Exercise aim: Copy out the data below as written; omit any images.

Recorded data:
*-*-*
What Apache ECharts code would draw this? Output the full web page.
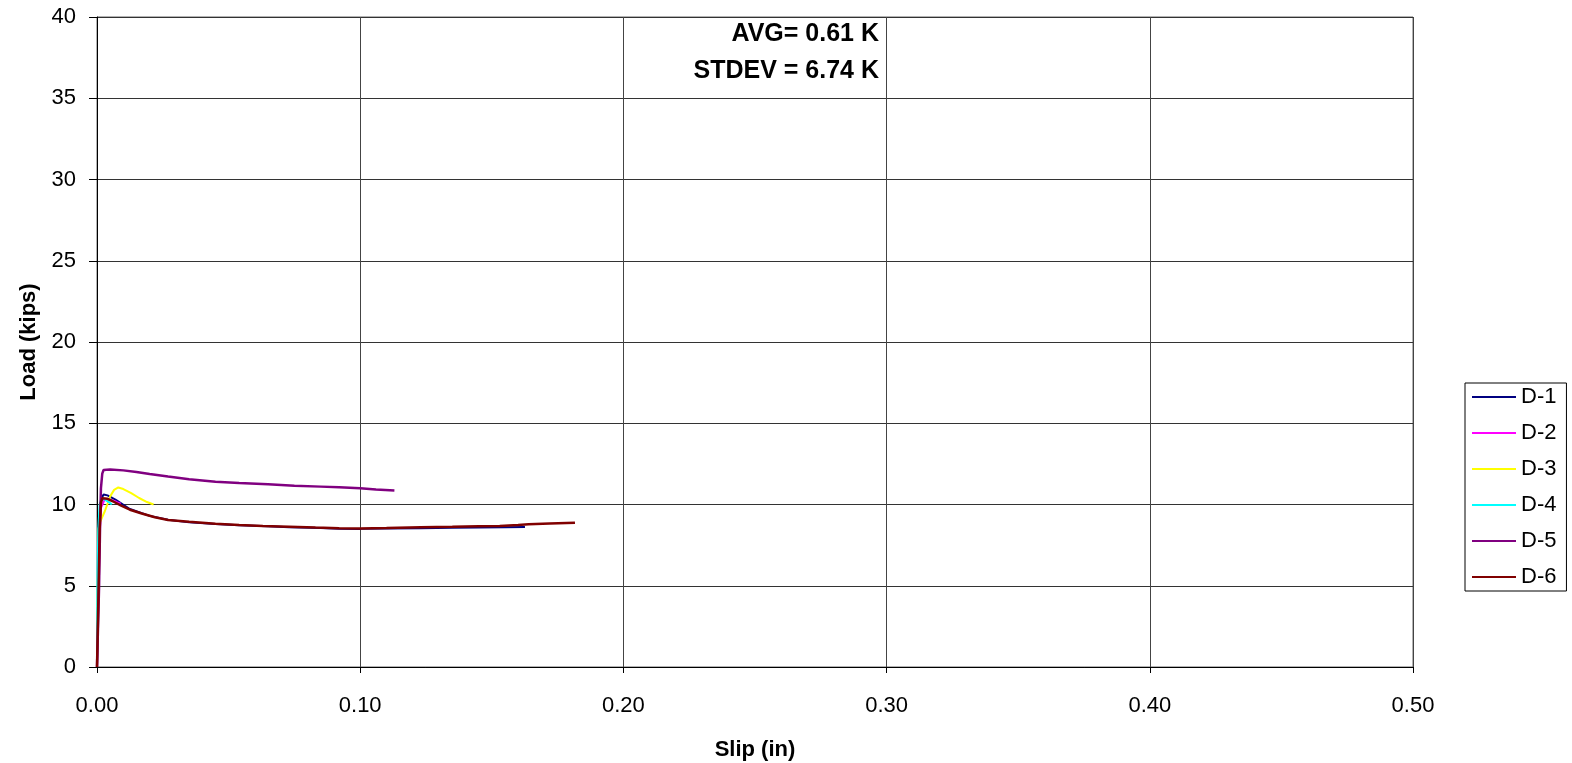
<!DOCTYPE html>
<html>
<head>
<meta charset="utf-8">
<script src="https://cdn.jsdelivr.net/npm/echarts@6/dist/echarts.min.js"></script>
<style>
  html, body { margin: 0; padding: 0; background: #fff; }
  #chart { width: 1572px; height: 763px; }
</style>
</head>
<body>
<div id="chart"></div>
<script>
// Load-slip curves for specimens D-1 .. D-6, [slip (in), load (kips)]
const seriesNames = ['D-1', 'D-2', 'D-3', 'D-4', 'D-5', 'D-6'];
const seriesColors = ['#000080', '#FF00FF', '#FFFF00', '#00FFFF', '#800080', '#800000'];

const d1 = [[0,0],[0.0003,3.2],[0.0008,8.1],[0.0015,10.3],[0.0025,10.62],[0.004,10.56],[0.007,10.3],
  [0.0125,9.72],[0.02,9.3],[0.027,9.06],[0.035,8.9],[0.045,8.8],[0.054,8.72],[0.065,8.66],[0.073,8.6],
  [0.085,8.55],[0.092,8.51],[0.1,8.5],[0.11,8.52],[0.123,8.54],[0.135,8.57],[0.145,8.58],[0.155,8.6],[0.1626,8.62]];
const d2 = [[0,0],[0.0005,4],[0.001,8],[0.0015,9.8],[0.003,10.35],[0.005,10.3],[0.0075,10.15],[0.009,10.05]];
const d3 = [[0,0],[0.0002,3],[0.0004,6.5],[0.0006,8.5],[0.001,8.85],[0.003,9.6],[0.005,10.5],[0.0065,10.9],
  [0.0081,11.05],[0.01,10.95],[0.013,10.7],[0.016,10.4],[0.019,10.15],[0.0215,10.0]];
const d4 = [[0,0],[0.0001,3],[0.0002,5.8],[0.0005,8.5],[0.001,10.0],[0.0018,10.35],[0.003,10.3],[0.0045,10.15],[0.0056,10.0]];
const d5 = [[0,0],[0.0008,5],[0.0012,9],[0.0015,11.0],[0.002,11.9],[0.0025,12.12],[0.005,12.15],[0.01,12.1],
  [0.015,12.0],[0.02,11.88],[0.027,11.72],[0.035,11.55],[0.045,11.4],[0.054,11.32],[0.065,11.25],[0.075,11.15],
  [0.085,11.1],[0.092,11.06],[0.1,11.0],[0.106,10.92],[0.113,10.86]];
const d6 = [[0,0],[0.0005,4],[0.001,8.5],[0.0015,10.1],[0.002,10.38],[0.004,10.35],[0.006,10.2],[0.009,9.95],
  [0.0125,9.68],[0.017,9.45],[0.022,9.22],[0.027,9.05],[0.035,8.94],[0.045,8.82],[0.054,8.74],[0.063,8.68],
  [0.073,8.63],[0.083,8.58],[0.092,8.54],[0.1,8.53],[0.11,8.55],[0.123,8.6],[0.135,8.63],[0.145,8.66],
  [0.153,8.68],[0.16,8.74],[0.164,8.78],[0.172,8.83],[0.1816,8.88]];
const seriesData = [d1, d2, d3, d4, d5, d6];

const annotationLines = ['AVG= 0.61 K', 'STDEV = 6.74 K'];

const FONT = 'Liberation Sans, Arial, sans-serif';
const chart = echarts.init(document.getElementById('chart'));

chart.setOption({
  animation: false,
  backgroundColor: '#fff',
  grid: {
    left: 97, right: 159, top: 17, bottom: 96, show: true, borderColor: '#666', borderWidth: 1,
    containLabel: false, outerBoundsMode: 'none'
  },
  xAxis: {
    type: 'value', min: 0, max: 0.5, interval: 0.1,
    name: 'Slip (in)', nameLocation: 'middle', nameGap: 72, nameMoveOverlap: false,
    nameTextStyle: { fontFamily: FONT, fontSize: 22, fontWeight: 'bold', color: '#000', verticalAlign: 'top' },
    axisLine: { show: true, onZero: false, lineStyle: { color: '#000', width: 1 } },
    axisTick: { show: true, length: 6, lineStyle: { color: '#000' } },
    axisLabel: { fontFamily: FONT, fontSize: 22, color: '#000', margin: 28, formatter: v => v.toFixed(2) },
    splitLine: { show: true, lineStyle: { color: '#444', width: 1 } }
  },
  yAxis: {
    type: 'value', min: 0, max: 40, interval: 5,
    name: 'Load (kips)', nameLocation: 'middle', nameGap: 57, nameRotate: 90,
    nameTextStyle: { fontFamily: FONT, fontSize: 22, fontWeight: 'bold', color: '#000' },
    axisLine: { show: true, lineStyle: { color: '#000', width: 1 } },
    axisTick: { show: true, length: 8, lineStyle: { color: '#000' } },
    axisLabel: { fontFamily: FONT, fontSize: 22, color: '#000', margin: 21 },
    splitLine: { show: true, lineStyle: { color: '#333', width: 1 } }
  },
  legend: {
    orient: 'vertical', left: 1465, top: 383,
    backgroundColor: '#fff', borderColor: '#000', borderWidth: 1,
    padding: [3, 10, 3, 7], itemGap: 14,
    itemWidth: 44, itemHeight: 2, icon: 'rect',
    textStyle: { fontFamily: FONT, fontSize: 22, color: '#000', lineHeight: 22 },
    data: seriesNames
  },
  graphic: [{
    type: 'text', right: 1572 - 879, top: 16,
    style: {
      text: annotationLines.join('\n'), textAlign: 'right',
      fontFamily: FONT, fontSize: 25, fontWeight: 'bold', fill: '#000', lineHeight: 37
    }
  }],
  series: seriesNames.map((name, i) => ({
    name, type: 'line', data: seriesData[i],
    showSymbol: false, symbol: 'none', smooth: false,
    color: seriesColors[i],
    lineStyle: { color: seriesColors[i], width: i === 5 || i === 4 ? 2.5 : 2 },
    itemStyle: { color: seriesColors[i] },
    z: 2 + i
  }))
});
</script>
</body>
</html>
*-*-*
The output:
What Apache ECharts code would draw this? Output the full web page.
<!DOCTYPE html>
<html>
<head>
<meta charset="utf-8">
<script src="https://cdn.jsdelivr.net/npm/echarts@6/dist/echarts.min.js"></script>
<style>
  html, body { margin: 0; padding: 0; background: #fff; }
  #chart { width: 1572px; height: 763px; }
</style>
</head>
<body>
<div id="chart"></div>
<script>
// Load-slip curves for specimens D-1 .. D-6, [slip (in), load (kips)]
const seriesNames = ['D-1', 'D-2', 'D-3', 'D-4', 'D-5', 'D-6'];
const seriesColors = ['#000080', '#FF00FF', '#FFFF00', '#00FFFF', '#800080', '#800000'];

const d1 = [[0,0],[0.0003,3.2],[0.0008,8.1],[0.0015,10.3],[0.0025,10.62],[0.004,10.56],[0.007,10.3],
  [0.0125,9.72],[0.02,9.3],[0.027,9.06],[0.035,8.9],[0.045,8.8],[0.054,8.72],[0.065,8.66],[0.073,8.6],
  [0.085,8.55],[0.092,8.51],[0.1,8.5],[0.11,8.52],[0.123,8.54],[0.135,8.57],[0.145,8.58],[0.155,8.6],[0.1626,8.62]];
const d2 = [[0,0],[0.0005,4],[0.001,8],[0.0015,9.8],[0.003,10.35],[0.005,10.3],[0.0075,10.15],[0.009,10.05]];
const d3 = [[0,0],[0.0002,3],[0.0004,6.5],[0.0006,8.5],[0.001,8.85],[0.003,9.6],[0.005,10.5],[0.0065,10.9],
  [0.0081,11.05],[0.01,10.95],[0.013,10.7],[0.016,10.4],[0.019,10.15],[0.0215,10.0]];
const d4 = [[0,0],[0.0001,3],[0.0002,5.8],[0.0005,8.5],[0.001,10.0],[0.0018,10.35],[0.003,10.3],[0.0045,10.15],[0.0056,10.0]];
const d5 = [[0,0],[0.0008,5],[0.0012,9],[0.0015,11.0],[0.002,11.9],[0.0025,12.12],[0.005,12.15],[0.01,12.1],
  [0.015,12.0],[0.02,11.88],[0.027,11.72],[0.035,11.55],[0.045,11.4],[0.054,11.32],[0.065,11.25],[0.075,11.15],
  [0.085,11.1],[0.092,11.06],[0.1,11.0],[0.106,10.92],[0.113,10.86]];
const d6 = [[0,0],[0.0005,4],[0.001,8.5],[0.0015,10.1],[0.002,10.38],[0.004,10.35],[0.006,10.2],[0.009,9.95],
  [0.0125,9.68],[0.017,9.45],[0.022,9.22],[0.027,9.05],[0.035,8.94],[0.045,8.82],[0.054,8.74],[0.063,8.68],
  [0.073,8.63],[0.083,8.58],[0.092,8.54],[0.1,8.53],[0.11,8.55],[0.123,8.6],[0.135,8.63],[0.145,8.66],
  [0.153,8.68],[0.16,8.74],[0.164,8.78],[0.172,8.83],[0.1816,8.88]];
const seriesData = [d1, d2, d3, d4, d5, d6];

const annotationLines = ['AVG= 0.61 K', 'STDEV = 6.74 K'];

const FONT = 'Liberation Sans, Arial, sans-serif';
const chart = echarts.init(document.getElementById('chart'));

chart.setOption({
  animation: false,
  backgroundColor: '#fff',
  grid: {
    left: 97, right: 159, top: 17, bottom: 96, show: true, borderColor: '#666', borderWidth: 1,
    containLabel: false, outerBoundsMode: 'none'
  },
  xAxis: {
    type: 'value', min: 0, max: 0.5, interval: 0.1,
    name: 'Slip (in)', nameLocation: 'middle', nameGap: 72, nameMoveOverlap: false,
    nameTextStyle: { fontFamily: FONT, fontSize: 22, fontWeight: 'bold', color: '#000', verticalAlign: 'top' },
    axisLine: { show: true, onZero: false, lineStyle: { color: '#000', width: 1 } },
    axisTick: { show: true, length: 6, lineStyle: { color: '#000' } },
    axisLabel: { fontFamily: FONT, fontSize: 22, color: '#000', margin: 28, formatter: v => v.toFixed(2) },
    splitLine: { show: true, lineStyle: { color: '#444', width: 1 } }
  },
  yAxis: {
    type: 'value', min: 0, max: 40, interval: 5,
    name: 'Load (kips)', nameLocation: 'middle', nameGap: 57, nameRotate: 90,
    nameTextStyle: { fontFamily: FONT, fontSize: 22, fontWeight: 'bold', color: '#000' },
    axisLine: { show: true, lineStyle: { color: '#000', width: 1 } },
    axisTick: { show: true, length: 8, lineStyle: { color: '#000' } },
    axisLabel: { fontFamily: FONT, fontSize: 22, color: '#000', margin: 21 },
    splitLine: { show: true, lineStyle: { color: '#333', width: 1 } }
  },
  legend: {
    orient: 'vertical', left: 1465, top: 383,
    backgroundColor: '#fff', borderColor: '#000', borderWidth: 1,
    padding: [3, 10, 3, 7], itemGap: 14,
    itemWidth: 44, itemHeight: 2, icon: 'rect',
    textStyle: { fontFamily: FONT, fontSize: 22, color: '#000', lineHeight: 22 },
    data: seriesNames
  },
  graphic: [{
    type: 'text', right: 1572 - 879, top: 16,
    style: {
      text: annotationLines.join('\n'), textAlign: 'right',
      fontFamily: FONT, fontSize: 25, fontWeight: 'bold', fill: '#000', lineHeight: 37
    }
  }],
  series: seriesNames.map((name, i) => ({
    name, type: 'line', data: seriesData[i],
    showSymbol: false, symbol: 'none', smooth: false,
    color: seriesColors[i],
    lineStyle: { color: seriesColors[i], width: i === 5 || i === 4 ? 2.5 : 2 },
    itemStyle: { color: seriesColors[i] },
    z: 2 + i
  }))
});
</script>
</body>
</html>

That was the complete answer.